Fast and Robust Simulation-Based Inference With Optimization Monte Carlo
Vasilis Gkolemis, Christos Diou, Michael Gutmann
TL;DR
R2OMC addresses the difficulty of likelihood-free Bayesian inference for complex differentiable simulators by reframing stochastic simulation as deterministic optimization and guiding posterior sampling with gradient information. It extends the ROMC framework with (i) a gradient-based mechanism to identify and filter distractor outputs, (ii) per-data-point optimization to generate informative proposal regions, and (iii) a gradient-enabled adaptive importance sampling scheme that combines multiple iid observations. The method is implemented in JAX to exploit vectorization and automatic differentiation, yielding substantial runtime reductions while maintaining or improving posterior accuracy across high-dimensional, distractor-rich, and multimodal problems. Empirical results across MoG, SBI benchmarks, and image-based tasks show R2OMC often matching or surpassing state-of-the-art neural SBI methods at a fraction of the computational cost, highlighting its practical impact for fast, robust SBI in challenging settings.
Abstract
Bayesian parameter inference for complex stochastic simulators is challenging due to intractable likelihood functions.

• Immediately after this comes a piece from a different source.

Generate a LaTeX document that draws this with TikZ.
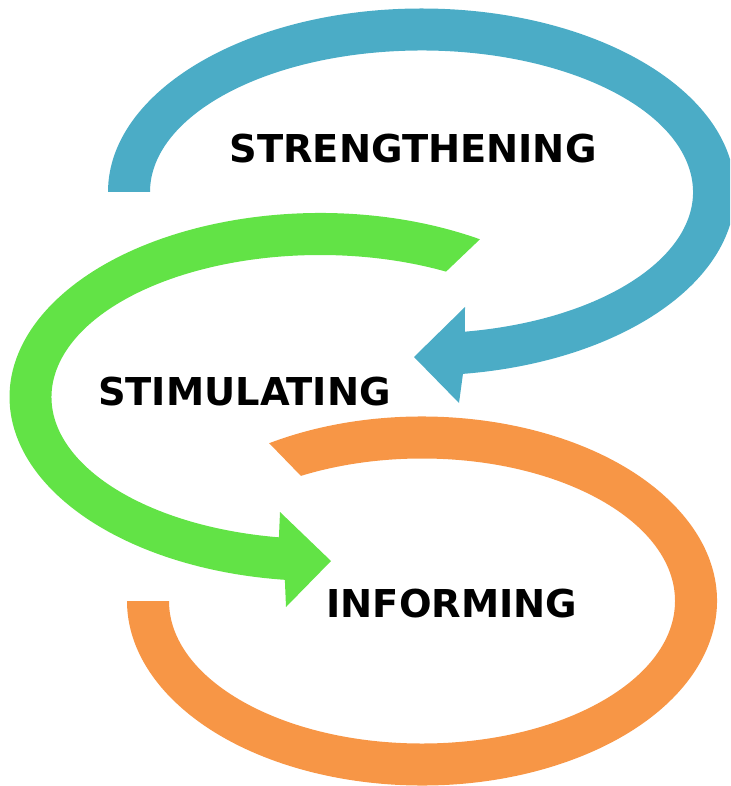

Existing simulation-based inference methods often require large number of simulations and become costly to use in high-dimensional parameter spaces or in problems with partially uninformative outputs. We propose a new method for differentiable simulators that delivers accurate posterior inference with substantially reduced runtimes. Building on the Optimization Monte Carlo framework, our approach reformulates stochastic simulation as deterministic optimization problems. Gradient-based methods are then applied to efficiently navigate toward high-density posterior regions and avoid wasteful simulations in low-probability areas. A JAX-based implementation further enhances the performance through vectorization of key method components. Extensive experiments, including high-dimensional parameter spaces, uninformative outputs, multiple observations and multimodal posteriors show that our method consistently matches, and often exceeds, the accuracy of state-of-the-art approaches, while reducing the runtime by a substantial margin.